QCD at finite density with Dyson-Schwinger equations

• Main Author: Müller, Daniel
• Format: Others
• Language: German; en
• Published: 2013
• Online Access: http://tuprints.ulb.tu-darmstadt.de/3483/1/main.pdf; Müller, Daniel <http://tuprints.ulb.tu-darmstadt.de/view/person/M=FCller=3ADaniel=3A=3A.html> : QCD at finite density with Dyson-Schwinger equations. Technische Universität, Darmstadt [Ph.D. Thesis], (2013)

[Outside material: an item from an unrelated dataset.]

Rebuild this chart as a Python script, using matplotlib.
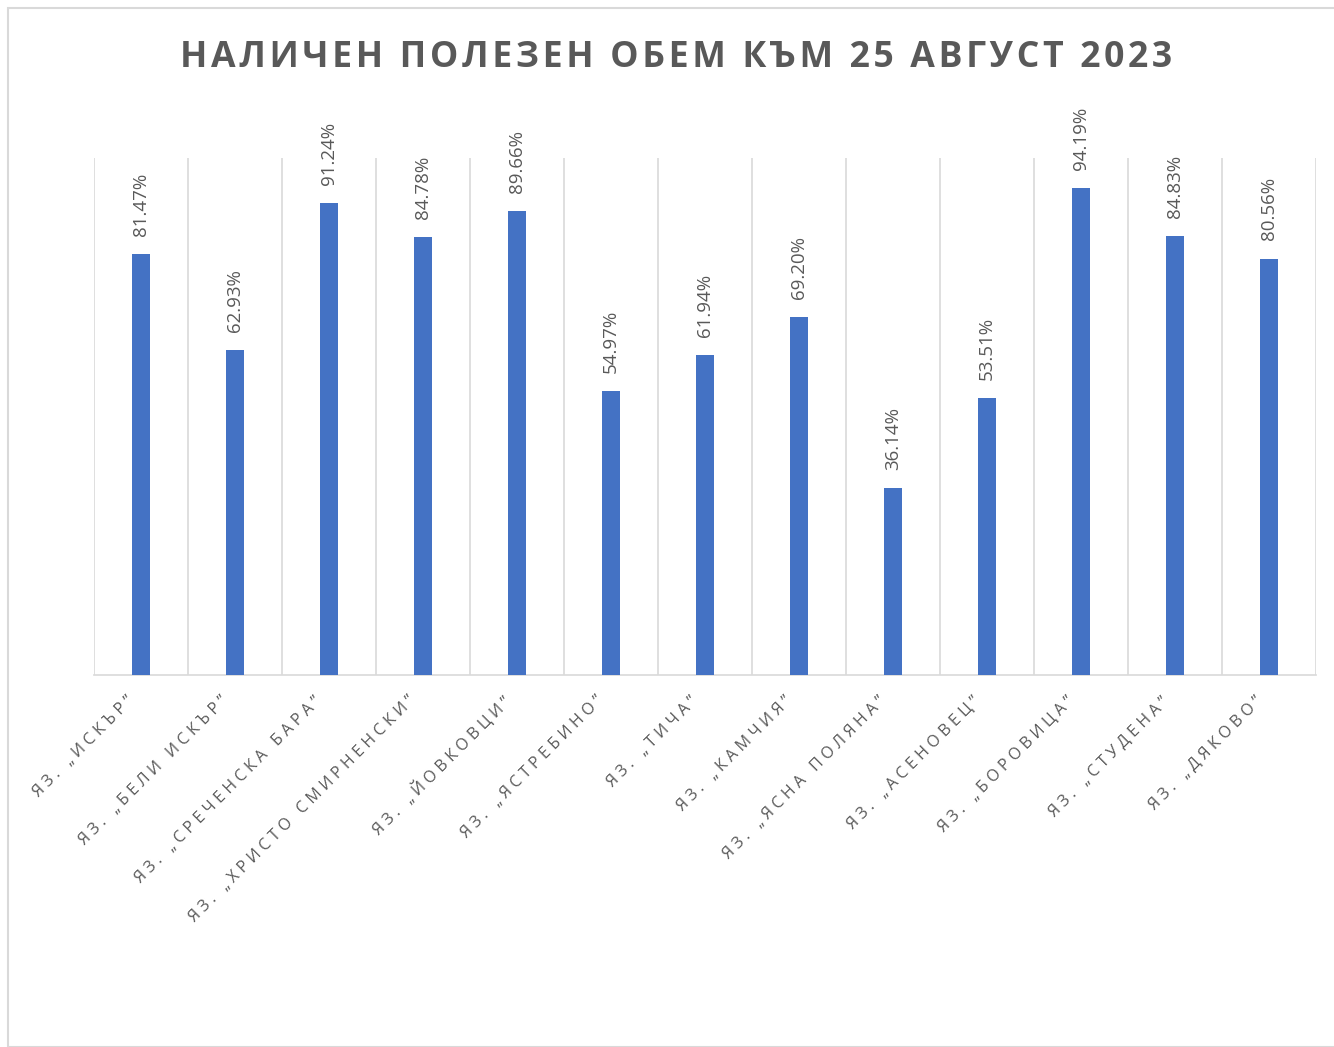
import matplotlib
matplotlib.use("Agg")
import matplotlib.pyplot as plt
from matplotlib.patches import Rectangle
from matplotlib.transforms import ScaledTranslation
import numpy as np

categories = ["ЯЗ. „ИСКЪР”", "ЯЗ. „БЕЛИ ИСКЪР”", "ЯЗ. „СРЕЧЕНСКА БАРА”", "ЯЗ. „ХРИСТО СМИРНЕНСКИ”",
              "ЯЗ. „ЙОВКОВЦИ”", "ЯЗ. „ЯСТРЕБИНО”", "ЯЗ. „ТИЧА”", "ЯЗ. „КАМЧИЯ”", "ЯЗ. „ЯСНА ПОЛЯНА”",
              "ЯЗ. „АСЕНОВЕЦ”", "ЯЗ. „БОРОВИЦА”", "ЯЗ. „СТУДЕНА”", "ЯЗ. „ДЯКОВО”"]
values = [81.47, 62.93, 91.24, 84.78, 89.66, 54.97, 61.94, 69.20, 36.14, 53.51, 94.19, 84.83, 80.56]
title = "НАЛИЧЕН ПОЛЕЗЕН ОБЕМ КЪМ 25 АВГУСТ 2023"


def spaced(s, sep):
    return sep.join(s)


FAM = ["Open Sans", "DejaVu Sans"]
W, H = 1334, 1047
fig = plt.figure(figsize=(W/100, H/100), dpi=100)
fig.patch.set_facecolor("white")
fig.add_artist(Rectangle((8/W, 0), 1.2, 1 - 8/H, transform=fig.transFigure,
                         fill=False, edgecolor="#d9d9d9", linewidth=1.5))

ax = fig.add_axes([94/W, 1 - 675/H, (1316-94)/W, (675-158)/H])
x = np.arange(len(categories))
ax.bar(x, [v/100 for v in values], width=0.19, color="#4472c4", zorder=3)
ax.set_xlim(-0.5, len(categories) - 0.5)
ax.set_ylim(0, 1)
for s in ["top", "right", "left"]:
    ax.spines[s].set_visible(False)
ax.spines["bottom"].set_color("#d9d9d9")
ax.spines["bottom"].set_linewidth(1.2)
ax.set_yticks([])
ax.set_xticks(np.arange(-0.5, len(categories), 1), minor=True)
ax.grid(True, which="minor", axis="x", color="#d9d9d9", linewidth=1.2, zorder=0)
ax.tick_params(which="both", length=0)
ax.set_xticks(x)
ax.set_xticklabels([spaced(c, "\u2009\u200a") for c in categories], rotation=45, ha="right",
                   rotation_mode="anchor", fontsize=11.6, color="#595959", family=FAM)
ax.tick_params(axis="x", pad=13)
shift = ScaledTranslation(-0.15, 0.0, fig.dpi_scale_trans)
for lab in ax.get_xticklabels():
    lab.set_transform(lab.get_transform() + shift)
for xi, v in zip(x, values):
    ax.annotate(f"{v:.2f}%", (xi, v/100), xytext=(0, 13), textcoords="offset points",
                rotation=90, ha="center", va="bottom", fontsize=13.5, color="#595959",
                family=FAM)

fig.text(676/W, 1 - 58/H, spaced(title, "\u200a"), ha="center", va="center", fontsize=25.7,
         fontweight="bold", color="#595959", family=FAM)

fig.savefig("out.png", dpi=100, facecolor="white")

In this work we investigate QCD at finite density with Dyson-Schwinger equations. In the first part we consider color-superconducting phases, which occur at high densities through the formation of quark-quark pairs. We describe 2SC and CFL phases with massive strange quarks. We calculate the phase diagram in a hard-thermal-loop / hard-dense-loop approximation which describes the back-coupling of massless quarks to the gluons. We fixed the vertex parameters to a chiral critical temperature of Tc=150 MeV. This approximation results in low critical temperatures for the color-superconducting phases around 20-30 MeV and a too large pion decay constant. To improve the truncation we couple the full color-superconducting quark propagator back to the gluons. In addition to more realistic vacuum observables also the critical temperatures increase to 40-60 MeV. We find a dominant CFL phase at high densities, while at intermediate chemical potential, the ground state is a 2SC phase which also extents to a small band between CFL and normal conducting phase. We also calculate Debye and Meissner masses of the gluons, which can reproduce the results of weak-coupling calculations. In the second part of this work we consider chiral condensates with the possibility of spatial modulations. We investigate 1-dimensional modulations with plane-wave shape, which oscillate between a scalar and a pseudoscalar condensate, in the Dyson-Schwinger formalism. We find an inhomogeneous phase that covers the original first-order chiral phase transition, which is in agreement with similar model calculations.